On the subject of chewing gum and unrecognizability, you can’t help but notice this 7-foot tall sculpture of the artist outside the Gallery. It’s called “Gumhead” and it’s meant to be transformed over time to the point of unrecognizability by the application of gum. Seattle’s Gum Wall, anyone? Again, Coupland’s blurring the lines between high art (bust of a head typically found in museums) and low art (chewing gum straight from the mouths of passersby). Given Coupland’s fascination with time, I wonder if he’s keeping track of how long it takes for his face to be deconstructed/defaced?
Gumhead. Can you tell I visited it on Canada Day?
Back to the question of beauty, the closest works I found that edged towards this category were the abstracted depictions of the Group of Seven’s and Emily Carr’s paintings. It’s interesting that they were inspired by iconographic Canadian art which, in turn, was inspired by the Canadian landscape or, in other words, natural beauty—not pop art or technology.
This was my favourite
While I am aware that I, too, have offered a critique of Coupland, I do admire him for the amount of thoughtfulness that goes into his work.

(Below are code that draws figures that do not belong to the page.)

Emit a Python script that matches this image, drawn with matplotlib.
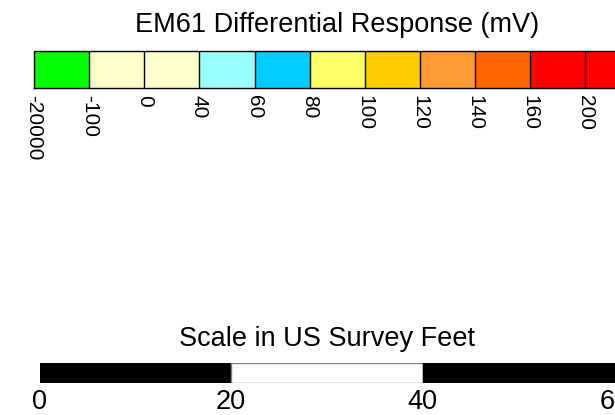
import numpy as np
import matplotlib
matplotlib.use("Agg")
import matplotlib.pyplot as plt
import matplotlib.colors as mcolors
import matplotlib.cm as cm

plt.rcParams['font.family'] = ['Liberation Sans', 'DejaVu Sans']

# Legend data
bounds = [-20000, -100, 0, 40, 60, 80, 100, 120, 140, 160, 200, 20000]
bound_labels = ['-20000', '-100', '0', '40', '60', '80', '100', '120', '140', '160', '200', '']
box_colors = ['#00FF00', '#FFFFCC', '#FFFFCC', '#99FFFF', '#00CCFF', '#FFFF66',
              '#FFCC00', '#FF9933', '#FF6600', '#FF0000', '#FF0000']

# Scale bar data (feet)
scale_edges = [0, 20, 40, 60]
scale_colors = ['black', 'white', 'black']
scale_labels = ['0', '20', '40', '60']

W, H = 615, 415
fig = plt.figure(figsize=(W / 100, H / 100), dpi=100)

# colour legend (extends past right edge like the original)
cax = fig.add_axes([34 / W, (H - 88.5) / H, 606.6 / W, 38 / H])
cmap = mcolors.ListedColormap(box_colors)
norm = mcolors.BoundaryNorm(bounds, cmap.N)
sm = cm.ScalarMappable(norm=norm, cmap=cmap)
cbar = fig.colorbar(sm, cax=cax, orientation='horizontal', spacing='uniform', drawedges=True)
cbar.set_ticks(bounds, labels=bound_labels)
cbar.outline.set_linewidth(1.0)
cbar.outline.set_edgecolor('black')
cbar.dividers.set_color('black')
cbar.dividers.set_linewidth(1.0)
cax.tick_params(length=0, labelsize=15, pad=5)
for t in cax.get_xticklabels():
    t.set_rotation(-90)
    t.set_va('top')
    t.set_ha('center')
cax.set_title('EM61 Differential Response (mV)', fontsize=19.5, pad=13)

# scale bar
sax = fig.add_axes([39.5 / W, (H - 383) / H, 575 / W, 20.3 / H])
for i in range(len(scale_colors)):
    ec = 'black' if scale_colors[i] == 'black' else '#808080'
    sax.barh(0, scale_edges[i + 1] - scale_edges[i], left=scale_edges[i], height=1,
             color=scale_colors[i], edgecolor=ec, linewidth=1)
sax.set_xlim(scale_edges[0], scale_edges[-1])
sax.set_ylim(-0.5, 0.5)
sax.set_yticks([])
sax.set_xticks(scale_edges, labels=scale_labels)
sax.tick_params(length=0, labelsize=19.5, pad=4)
for s in sax.spines.values():
    s.set_visible(False)
sax.set_title('Scale in US Survey Feet', fontsize=19.5, pad=12)

fig.savefig('out.png', dpi=100)
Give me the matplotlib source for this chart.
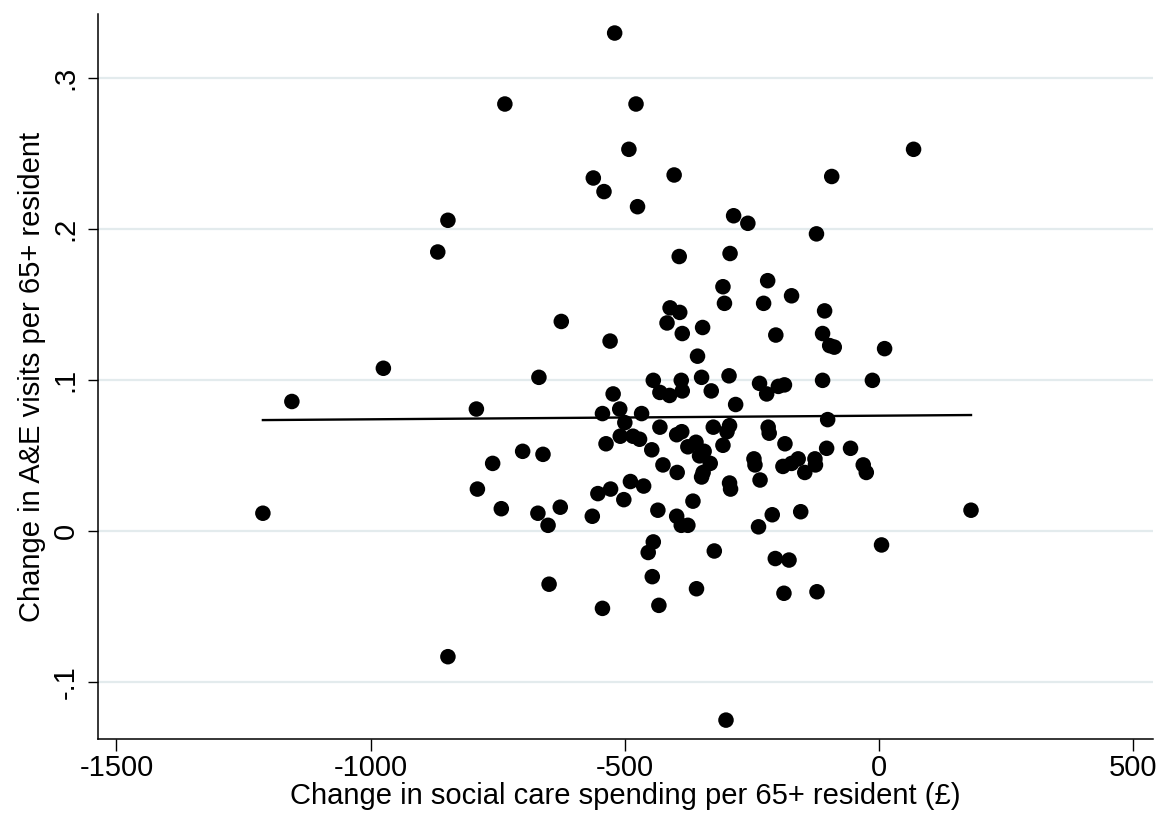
import matplotlib
matplotlib.use('Agg')
import numpy as np
import matplotlib.pyplot as plt

# change in social care spending per 65+ resident (GBP)
spend_change = [
    -520, -736, -478, -492, -562, -541, -403, -475, -93, 68,
    -848, -868, -286, -258, -123, -393, -293, -307, -219, -172,
    -304, -227, -411, -392, -107, -417, -387, -347, -203, -111,
    -88, -97, 11, -625, -529, -357, -975, -1155, -669, -444,
    -389, -349, -295, -235, -198, -186, -111, -13, -523, -431,
    -412, -387, -330, -221, -282, -792, -544, -510, -467, -500,
    -101, -431, -326, -294, -299, -398, -388, -218, -216, -509,
    -484, -471, -537, -447, -376, -360, -344, -353, -332, -346,
    -349, -307, -185, -701, -661, -103, -56, -760, -425, -397,
    -246, -244, -126, -125, -159, -172, -189, -146, -31, -25,
    -234, -294, -292, -790, -489, -463, -528, -553, -502, -366,
    -743, -671, -627, -651, -564, -435, -398, -389, -376, -210,
    -154, -237, 181, -1212, 5, -444, -454, -324, -204, -177,
    -446, -649, -359, -187, -122, -544, -433, -848, -301,
]

# change in A&E visits per 65+ resident
ae_change = [
    0.330, 0.283, 0.283, 0.253, 0.234, 0.225, 0.236, 0.215, 0.235, 0.253,
    0.206, 0.185, 0.209, 0.204, 0.197, 0.182, 0.184, 0.162, 0.166, 0.156,
    0.151, 0.151, 0.148, 0.145, 0.146, 0.138, 0.131, 0.135, 0.130, 0.131,
    0.122, 0.123, 0.121, 0.139, 0.126, 0.116, 0.108, 0.086, 0.102, 0.100,
    0.100, 0.102, 0.103, 0.098, 0.096, 0.097, 0.100, 0.100, 0.091, 0.092,
    0.090, 0.093, 0.093, 0.091, 0.084, 0.081, 0.078, 0.081, 0.078, 0.072,
    0.074, 0.069, 0.069, 0.070, 0.066, 0.064, 0.066, 0.069, 0.065, 0.063,
    0.063, 0.061, 0.058, 0.054, 0.056, 0.059, 0.053, 0.050, 0.045, 0.039,
    0.036, 0.057, 0.058, 0.053, 0.051, 0.055, 0.055, 0.045, 0.044, 0.039,
    0.048, 0.044, 0.048, 0.044, 0.048, 0.045, 0.043, 0.039, 0.044, 0.039,
    0.034, 0.032, 0.028, 0.028, 0.033, 0.030, 0.028, 0.025, 0.021, 0.020,
    0.015, 0.012, 0.016, 0.004, 0.010, 0.014, 0.010, 0.004, 0.004, 0.011,
    0.013, 0.003, 0.014, 0.012, -0.009, -0.007, -0.014, -0.013, -0.018, -0.019,
    -0.030, -0.035, -0.038, -0.041, -0.040, -0.051, -0.049, -0.083, -0.125,
]

# linear fit as drawn in the source chart
fit_intercept = 0.0766
fit_slope = 2.4e-6

x_ticks = [-1500, -1000, -500, 0, 500]
y_ticks = [-0.1, 0, 0.1, 0.2, 0.3]
y_ticklabels = ['-.1', '0', '.1', '.2', '.3']


def main():
    plt.rcParams['font.family'] = ['Liberation Sans', 'DejaVu Sans']
    fig = plt.figure(figsize=(11.67, 8.24), dpi=100)
    ax = fig.add_axes([0.0837, 0.1028, 0.9043, 0.8802])

    x = np.array(spend_change, dtype=float)
    y = np.array(ae_change, dtype=float)

    ax.scatter(x, y, s=125, color='black', edgecolors='none', zorder=3)

    xf = np.array([x.min(), x.max()])
    ax.plot(xf, fit_intercept + fit_slope * xf, color='black', lw=1.7, zorder=4)

    ax.set_xlim(-1537, 539)
    ax.set_ylim(-0.1377, 0.3426)
    ax.set_xticks(x_ticks)
    ax.set_xticklabels([str(t) for t in x_ticks])
    ax.set_yticks(y_ticks)
    ax.set_yticklabels(y_ticklabels, rotation=90, va='center')

    ax.yaxis.grid(True, color='#e3ebed', lw=1.6, zorder=0)
    ax.set_axisbelow(True)
    for side in ['top', 'right']:
        ax.spines[side].set_visible(False)
    for side in ['left', 'bottom']:
        ax.spines[side].set_linewidth(1.1)

    ax.tick_params(axis='both', width=1.0, labelsize=21)
    ax.tick_params(axis='x', length=8.3, pad=2)
    ax.tick_params(axis='y', length=7, pad=6)

    ax.set_xlabel('Change in social care spending per 65+ resident (£)', fontsize=21, labelpad=0)
    ax.set_ylabel('Change in A&E visits per 65+ resident', fontsize=21, labelpad=4)

    fig.savefig('out.png', dpi=100, facecolor='white')
    plt.close(fig)


if __name__ == '__main__':
    main()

For example, it’s fairly easy to have a surface-level reading of what’s happening, but then you read the description and realize, “Oh, there’s a lot more to this piece than meets the eye.” I felt that way a few times while walking around the exhibit, especially with the hornets’ nests and with the series below. My initial reaction was, “This is something about how our brains are all the same now because of technology and we’re going to explode soon,” but if you read the description, it’s actually about a lot more than that: it speaks to the formative teenage years, emotions, anonymity, influence, information, pressure, etc.
Turns out I had a lot more to say than I anticipated on this exhibit. I do find it exciting that the Vancouver Art Gallery took a chance in having something completely different fill its walls from now until September 1. So if you live in the Vancouver area and haven’t gone, you have 2 more months to pop in! And for those of you who have visited it, what are your thoughts on everywhere is anywhere is anything is everything? Would you call it beautiful?